Open jakublala opened 1 year ago
Proposed DB design. This issue does not cover user auth, but will build the infrastructure for it now. Auth can be tackled at a later date.
@jakublala Do you foresee any other functionality we should plan for now? Much easier to build it now, from scratch, than it is to change later once it has data in it.
`users`: This table stores information about registered users.
`id`: unique user ID (primary key)
`username`: user's name or email
`password`: user's hashed password (use bcrypt for hashing)
`prompts`: This table stores the user prompts.
`id`: unique prompt ID (primary key)
`user_id`: foreign key referencing the users table
`prompt_text`: text of the user's prompt
`created_at`: timestamp for when the prompt was created
`responses`: This table stores the LLM-generated responses.
`id`: unique response ID (primary key)
`prompt_id`: foreign key referencing the prompts table
`response_text`: text of the LLM-generated response
`created_at`: timestamp for when the response was generated
`feedback`: This table stores user feedback on prompt/response pairs.
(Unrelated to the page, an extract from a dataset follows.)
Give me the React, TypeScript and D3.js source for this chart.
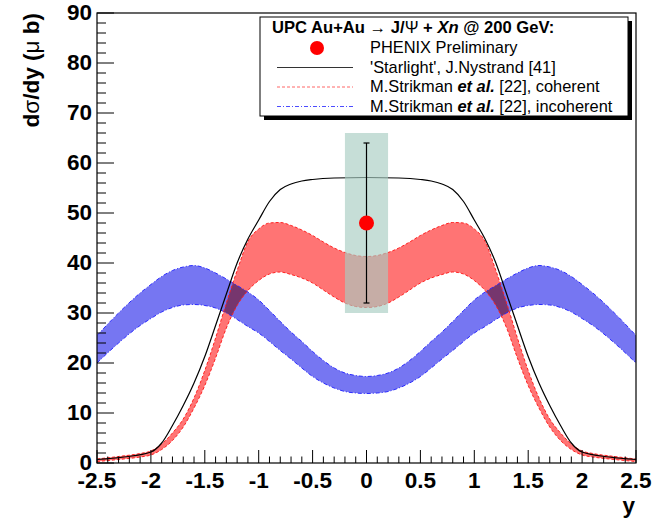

`id`: unique feedback ID (primary key)
`user_id`: foreign key referencing the users table
`response_id`: foreign key referencing the responses table
`rating`: integer representing positive (1) or negative (-1) feedback
`created_at`: timestamp for when the feedback was submitted
I think this is all good.
One thing we might also consider is somehow storing the order of prompts/responses within a single session? As in have also a session_id
maybe that collects all prompts/responses within a single session (i.e. chain of commands)?
And then on top of that, at some point it would be nice to have an option, where users could edit (or remove) their previous commands (prompts) within the chain of commands. It would be nice to store that maybe as well, but unsure how to do that exactly - we would have to somehow also store the order of events rather than just order of prompts and responses.
To give an example, the user does the following:
display a hemoglobin structure
colour chain A yellow
colour all cysteines red
What do you think?
Design and set up a postgres database (on Amazon AWS?) that collects all prompts and results from the LLM.
These will be later used for further development, e.g. reinforcement learning human feedback.